Re[2]: [Gc] Memory leak in GC_allochblk_nth

Ivan Maidanski ivmai at
Tue Dec 2 04:25:16 PST 2008


"Boehm, Hans" <hans.boehm at> wrote:
> > -----Original Message-----
> > From:  Ivan Maidanski
> > Sent: Tuesday, November 25, 2008 11:57 AM
> > To: gc at
> > Subject: [Gc] Memory leak in GC_allochblk_nth
> >
> > Hi!
> >
> > ...
> > My questions:
> >  1. Is it possible to fix GC_allochblk_nth() to prevent memory
> > leak for GC_malloc with all_interior_pointers mode on (even
> > if it results in "unreasonable heap growth")?
> Not that I know of.  This "leak" is normally just a consequence of allocating an object that is too large to fit between known "false pointers" that already "point" to unoccupied sections of the heap.  Some of these "false pointers" may be due to the collector not cleaning up after itself, and leaving values lying around that look like pointers.  By fixing these, you might be able to allocate somewhat larger objects before you run into the problem.

But, please say, could this "normal" behavior of GC (you are talking of) result in a memory (GC_get_heap_size value is around 2GB) overflow (with a 32-bit ABI) for an application (running in all_interior_poiners mode on (and using normal GC_malloc_atomic (for 300K arrays holding screen images))) those GC_get_heap_size value floats around 10MB (and is never above 30MB at peaks) if all_interior_poiners mode turned off or if ignore_off_page allocations are used instead, or if another collector (without blacklisting) is used?

> Switching to a 64-bit ABI should be a pretty complete fix.  This is really a dense address space issue.

I agree (but I can't test my above sample/demo app in 64-bit mode for now (due to external 32-bit 3rd-party DLLs used)).

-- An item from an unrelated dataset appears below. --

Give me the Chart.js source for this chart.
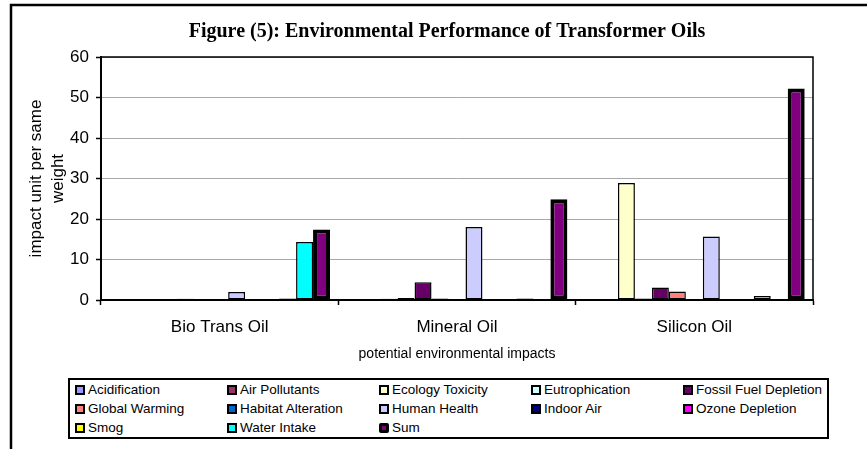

> > 2. What's the difference between "normal" and
> > "ignore_off_page" versions of GC_malloc if
> > all_interior_pointers mode if off? (and what's the difference
> > between all_interior_pointers mode on and off for
> > GC_malloc_ignore_off_page?)
> Even with all_interior_pointers mode off, the collector still looks for interior pointers from the stack and registers, since those often result from compiler optimizations.  Pointers into ignore_off_page objects are ignored even if they originate from a register.

Some points to refine:

1. Pointers into the first 256 bytes of ignore_off_page objects are always guaranteed to be recognized if they originate from a register/stack. Right?

2. If an application always keeps base pointers (without "volatile") for all allocated objects then it should be always safe to turn all_interior_pointers mode off (regardless of compilation optimization level). Right?

3. If "even with all_interior_pointers mode off, the collector still looks for interior pointers from the stack and registers" is true then a tail byte should be always added regardless of all_interior_pointers (unless DONT_ADD_BYTE_AT_END is defined).

Anyhow, I think, this behavior should be clearly specified in gc.h.